Many people see Lean purely as an improvement method, not a total enterprise solution or a new way of doing business. In reality, it is a new method of production and a new way to organize the whole enterprise, including the development of new products. A lean organization allows us to create products not only faster and cheaper, but better because we know they provide more value to costumers.
In June I had the pleasure of attending a special class on innovation at MIT given by John Shook. On my way there, I walked past the building where Jim Womack led a group of international researchers in the late 80s to make sense of the global auto industry. This was the research team that discovered a new production and management paradigm Womack and John Krafcik dubbed “Lean.” In my mind, this has turned out to be one of the most significant organizational innovations in recent history.

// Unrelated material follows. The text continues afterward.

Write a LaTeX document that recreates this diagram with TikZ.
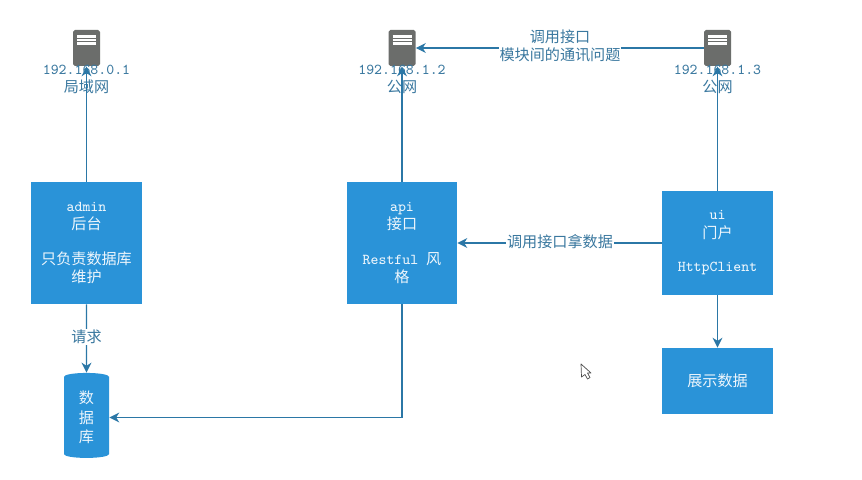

Joseph Schumpeter, a great economist of the first half of the 20th century, examined the role of innovation in economic development. To him, innovation meant new products, new methods of production, new sources of supply, new markets, and new ways of organizing the business. If we think of Lean only as an improvement method—just improving current product lines isn’t enough for a company in the long-term. (No matter how much kaizen one might do in stage coach production, a stage coach never becomes an automobile or a railway, Schumpeter would argue). Thus, the emergence of radically new products or processes can turn irrelevant all the efforts to improve existing business.
How might we view to this dilemma through a lean lens?

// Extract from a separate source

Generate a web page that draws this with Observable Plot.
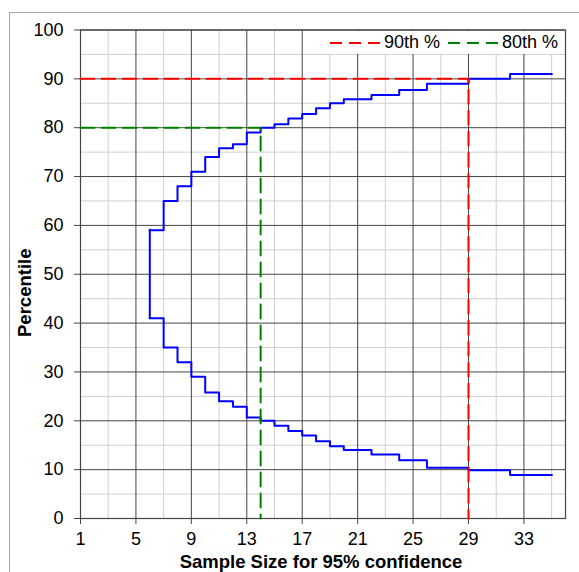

Innovation is a process in which ideas are translated into new products and processes to create, improve, or expand business opportunities. How does Lean stimulate and support innovation in existing companies? What does Lean mean for innovation performance? Lean management not only improves the current business performance, it better prepares organizations to meet the challenges of next customer demands and of consistently developing new products and processes.
Looking at the foundations of Lean provides us with some important insights. For example, what can we learn from doing kaizen effectively that can help us develop new products and processes and improve existing ones?

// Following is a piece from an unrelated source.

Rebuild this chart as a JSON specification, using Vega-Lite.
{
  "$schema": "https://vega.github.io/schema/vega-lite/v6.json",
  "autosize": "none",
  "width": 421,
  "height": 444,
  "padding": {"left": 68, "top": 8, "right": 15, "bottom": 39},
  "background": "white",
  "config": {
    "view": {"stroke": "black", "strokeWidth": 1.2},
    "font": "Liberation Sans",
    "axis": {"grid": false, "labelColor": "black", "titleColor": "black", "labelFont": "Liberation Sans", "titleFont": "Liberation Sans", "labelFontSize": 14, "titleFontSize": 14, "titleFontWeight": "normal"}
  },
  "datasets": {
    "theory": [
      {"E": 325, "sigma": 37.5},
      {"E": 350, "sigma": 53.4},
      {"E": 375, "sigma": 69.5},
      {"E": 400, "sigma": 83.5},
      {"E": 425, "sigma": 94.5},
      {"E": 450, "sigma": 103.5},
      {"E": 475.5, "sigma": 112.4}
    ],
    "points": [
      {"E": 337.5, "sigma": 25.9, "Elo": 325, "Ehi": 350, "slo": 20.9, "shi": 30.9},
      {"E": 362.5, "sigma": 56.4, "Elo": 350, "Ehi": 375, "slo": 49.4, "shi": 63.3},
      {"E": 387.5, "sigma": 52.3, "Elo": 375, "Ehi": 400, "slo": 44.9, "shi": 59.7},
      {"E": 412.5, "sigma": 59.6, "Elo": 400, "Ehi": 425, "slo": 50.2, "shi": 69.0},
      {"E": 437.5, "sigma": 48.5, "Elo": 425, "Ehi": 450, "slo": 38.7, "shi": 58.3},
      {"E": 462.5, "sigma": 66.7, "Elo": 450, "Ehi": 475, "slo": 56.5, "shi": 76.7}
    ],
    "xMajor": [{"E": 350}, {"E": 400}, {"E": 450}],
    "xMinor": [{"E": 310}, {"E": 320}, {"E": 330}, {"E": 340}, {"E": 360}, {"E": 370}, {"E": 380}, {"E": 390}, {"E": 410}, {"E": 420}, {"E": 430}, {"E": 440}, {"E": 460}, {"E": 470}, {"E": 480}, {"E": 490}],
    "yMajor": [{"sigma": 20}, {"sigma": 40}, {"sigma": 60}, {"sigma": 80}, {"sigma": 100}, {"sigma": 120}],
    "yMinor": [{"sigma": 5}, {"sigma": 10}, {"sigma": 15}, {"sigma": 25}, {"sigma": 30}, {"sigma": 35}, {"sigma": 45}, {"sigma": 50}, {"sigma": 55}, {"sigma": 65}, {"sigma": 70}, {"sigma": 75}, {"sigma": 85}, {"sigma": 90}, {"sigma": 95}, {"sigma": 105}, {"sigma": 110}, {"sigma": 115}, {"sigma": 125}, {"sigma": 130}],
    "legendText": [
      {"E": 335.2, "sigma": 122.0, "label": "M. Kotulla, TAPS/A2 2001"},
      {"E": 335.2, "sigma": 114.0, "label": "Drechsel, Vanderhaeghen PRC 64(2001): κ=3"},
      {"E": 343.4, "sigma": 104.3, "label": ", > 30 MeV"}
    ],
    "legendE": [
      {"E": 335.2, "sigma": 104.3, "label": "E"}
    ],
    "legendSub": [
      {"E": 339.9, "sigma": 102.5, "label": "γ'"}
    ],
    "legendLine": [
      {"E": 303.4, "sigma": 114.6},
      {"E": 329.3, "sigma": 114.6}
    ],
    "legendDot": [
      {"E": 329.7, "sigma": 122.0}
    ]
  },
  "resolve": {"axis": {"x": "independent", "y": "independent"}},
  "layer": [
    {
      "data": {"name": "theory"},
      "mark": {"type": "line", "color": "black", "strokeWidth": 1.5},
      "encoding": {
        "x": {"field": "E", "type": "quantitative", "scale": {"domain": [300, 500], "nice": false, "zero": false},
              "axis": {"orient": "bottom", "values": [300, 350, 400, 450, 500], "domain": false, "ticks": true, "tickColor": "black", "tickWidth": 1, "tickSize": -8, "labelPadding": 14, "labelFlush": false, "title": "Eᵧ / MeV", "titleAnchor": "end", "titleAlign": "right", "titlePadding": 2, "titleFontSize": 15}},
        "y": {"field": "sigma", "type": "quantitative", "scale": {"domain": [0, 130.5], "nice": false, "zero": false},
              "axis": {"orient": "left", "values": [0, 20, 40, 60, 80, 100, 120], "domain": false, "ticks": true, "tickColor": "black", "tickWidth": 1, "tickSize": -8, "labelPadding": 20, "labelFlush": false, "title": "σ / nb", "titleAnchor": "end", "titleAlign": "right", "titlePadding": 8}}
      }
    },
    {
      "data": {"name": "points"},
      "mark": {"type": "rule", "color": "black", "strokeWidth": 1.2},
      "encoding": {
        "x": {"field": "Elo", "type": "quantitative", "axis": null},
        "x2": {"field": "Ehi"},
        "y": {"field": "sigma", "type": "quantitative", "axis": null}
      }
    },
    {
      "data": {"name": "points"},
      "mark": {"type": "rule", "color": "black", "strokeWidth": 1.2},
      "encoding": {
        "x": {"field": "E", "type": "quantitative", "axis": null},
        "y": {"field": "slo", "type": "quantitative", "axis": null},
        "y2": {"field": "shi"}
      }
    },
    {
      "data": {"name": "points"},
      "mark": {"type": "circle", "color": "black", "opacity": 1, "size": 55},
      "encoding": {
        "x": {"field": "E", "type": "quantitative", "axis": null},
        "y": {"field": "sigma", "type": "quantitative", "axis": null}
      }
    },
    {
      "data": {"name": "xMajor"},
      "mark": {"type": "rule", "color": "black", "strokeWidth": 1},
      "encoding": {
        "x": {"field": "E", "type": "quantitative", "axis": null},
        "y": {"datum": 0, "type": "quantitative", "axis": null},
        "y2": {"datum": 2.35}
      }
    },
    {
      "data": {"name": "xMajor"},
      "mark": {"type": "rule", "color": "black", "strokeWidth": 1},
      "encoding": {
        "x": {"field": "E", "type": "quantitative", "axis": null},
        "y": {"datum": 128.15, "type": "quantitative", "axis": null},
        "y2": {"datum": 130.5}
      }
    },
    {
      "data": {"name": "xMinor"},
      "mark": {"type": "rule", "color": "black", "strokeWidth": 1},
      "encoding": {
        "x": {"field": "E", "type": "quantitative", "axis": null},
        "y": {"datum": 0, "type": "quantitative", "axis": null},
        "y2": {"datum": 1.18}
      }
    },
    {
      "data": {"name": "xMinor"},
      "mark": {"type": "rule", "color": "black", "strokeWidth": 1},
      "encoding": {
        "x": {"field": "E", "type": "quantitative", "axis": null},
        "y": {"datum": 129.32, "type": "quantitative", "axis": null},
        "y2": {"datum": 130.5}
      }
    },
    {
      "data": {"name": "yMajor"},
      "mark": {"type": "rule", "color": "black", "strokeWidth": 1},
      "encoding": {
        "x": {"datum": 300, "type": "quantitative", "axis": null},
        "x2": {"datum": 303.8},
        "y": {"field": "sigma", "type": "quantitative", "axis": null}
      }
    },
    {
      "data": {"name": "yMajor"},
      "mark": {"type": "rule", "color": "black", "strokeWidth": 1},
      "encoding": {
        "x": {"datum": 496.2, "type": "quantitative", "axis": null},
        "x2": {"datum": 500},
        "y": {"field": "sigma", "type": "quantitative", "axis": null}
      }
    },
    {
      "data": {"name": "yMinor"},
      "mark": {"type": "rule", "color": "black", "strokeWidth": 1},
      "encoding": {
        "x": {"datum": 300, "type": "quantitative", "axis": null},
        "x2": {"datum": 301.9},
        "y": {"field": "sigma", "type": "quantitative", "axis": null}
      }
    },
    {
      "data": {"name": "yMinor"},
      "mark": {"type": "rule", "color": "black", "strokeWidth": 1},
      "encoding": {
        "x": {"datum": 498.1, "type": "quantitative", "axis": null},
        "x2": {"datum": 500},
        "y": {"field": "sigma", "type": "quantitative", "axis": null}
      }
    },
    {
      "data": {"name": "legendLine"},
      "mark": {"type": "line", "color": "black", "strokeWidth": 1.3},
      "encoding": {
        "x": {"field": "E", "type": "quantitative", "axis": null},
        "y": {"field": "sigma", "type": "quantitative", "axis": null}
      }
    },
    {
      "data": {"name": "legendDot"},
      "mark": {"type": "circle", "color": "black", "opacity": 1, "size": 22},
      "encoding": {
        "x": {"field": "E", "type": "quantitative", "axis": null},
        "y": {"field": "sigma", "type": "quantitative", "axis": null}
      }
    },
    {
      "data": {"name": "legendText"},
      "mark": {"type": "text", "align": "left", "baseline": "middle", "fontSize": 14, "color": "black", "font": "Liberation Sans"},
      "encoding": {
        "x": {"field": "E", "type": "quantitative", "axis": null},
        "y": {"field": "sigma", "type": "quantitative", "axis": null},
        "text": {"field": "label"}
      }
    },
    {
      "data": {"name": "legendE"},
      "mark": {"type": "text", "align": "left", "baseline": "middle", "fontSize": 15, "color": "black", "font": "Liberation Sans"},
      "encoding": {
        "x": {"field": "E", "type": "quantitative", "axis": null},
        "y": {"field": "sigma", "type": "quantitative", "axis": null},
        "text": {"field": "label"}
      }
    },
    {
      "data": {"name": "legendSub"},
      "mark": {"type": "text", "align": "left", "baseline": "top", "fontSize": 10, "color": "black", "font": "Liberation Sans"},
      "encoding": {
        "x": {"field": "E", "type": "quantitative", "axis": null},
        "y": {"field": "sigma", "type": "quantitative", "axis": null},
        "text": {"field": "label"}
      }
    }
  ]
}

Let’s take the basic problem solving process. If done properly, this should allow for the creation of multiple paths forward. Using the scientific method widely, a company should always be developing new ideas and seeing new possibilities and alternatives. Many ideas will be discarded. Some may be kept in a supermarket of ideas and used later on. Idea generation should be ongoing, even an intense process. The goal is to create an organization that learns, improves, and innovates permanently.
As Lean attempts to transform every employee to become a master problem solver, it creates an enormous organizational capability to generate new ideas and solutions all the time. Lean challenges everyone to learn and become experts in what they do. Traditional companies interested in reaching quick solutions typically do not develop this broad repertoire of ideas, nor do they fully develop people’s capabilities. The result is they become less innovative.
3P (Production Preparation Process), as a method to design a new product or redesign radically the production process, forces a multi-skilled team to devise multiple solutions and, after an objective analysis, initiates a simulation process as close as possible to the reality to finally reach the best possible solution. It forces people to think outside the box and come up with ideas and solutions that weren’t a part of the existing portfolio of solutions.
The A3 process recommends for the process owner to come up with a number of possible countermeasures he/she can use to discuss, negotiate, and reach a consensus with the people involved, as important as the quality of the solution itself. This process reinforces the idea that one should be responsible and fully own a problem or an improvement need. A3 thinking (and the A3 tool) can be employed all the time, by just about everyone, even for the most significant organizational issues. It encourages everyone to act like an entrepreneur—creating a culture of innovation and ownership.
These same ideas and principles can be used in the functions of Strategic Planning, Product Development, Marketing, Engineering, and in principle, are mostly helpful to those directly involved in the innovation process. As the lean leadership style stimulates people to take responsibility, it also becomes a process for developing internal entrepreneurs. Big companies don´t necessarily have to become bureaucratic and conservative. Lean helps companies do just the opposite, turning organizations into dynamic, entrepreneurial, and innovative teams.
The majority of innovations happen within large companies. But how about the significant flow of innovation that arises from new companies and new entrepreneurs? The Lean Startup movement which aims to apply lean thinking to the innovation process (and mainly focuses on high technology fields such as IT, biotech, etc.), provides some new, very useful tools and concepts such as rapid cycles of innovations, performance evaluation, and learning new innovation (that is, running frequent experiments).
In essence, Lean is one of the most important organizational innovations of the recent management history and a leading force to stimulate the innovation process within existing companies as well as startups. Lean foundations, basic assumptions, practices, and tools have the potential to transform a company into an organism of knowledge, ideas, and innovations generation. Lean has always been more than just an improvement method. We are only just beginning to see its potential for helping to drive innovation in 21st century organizations.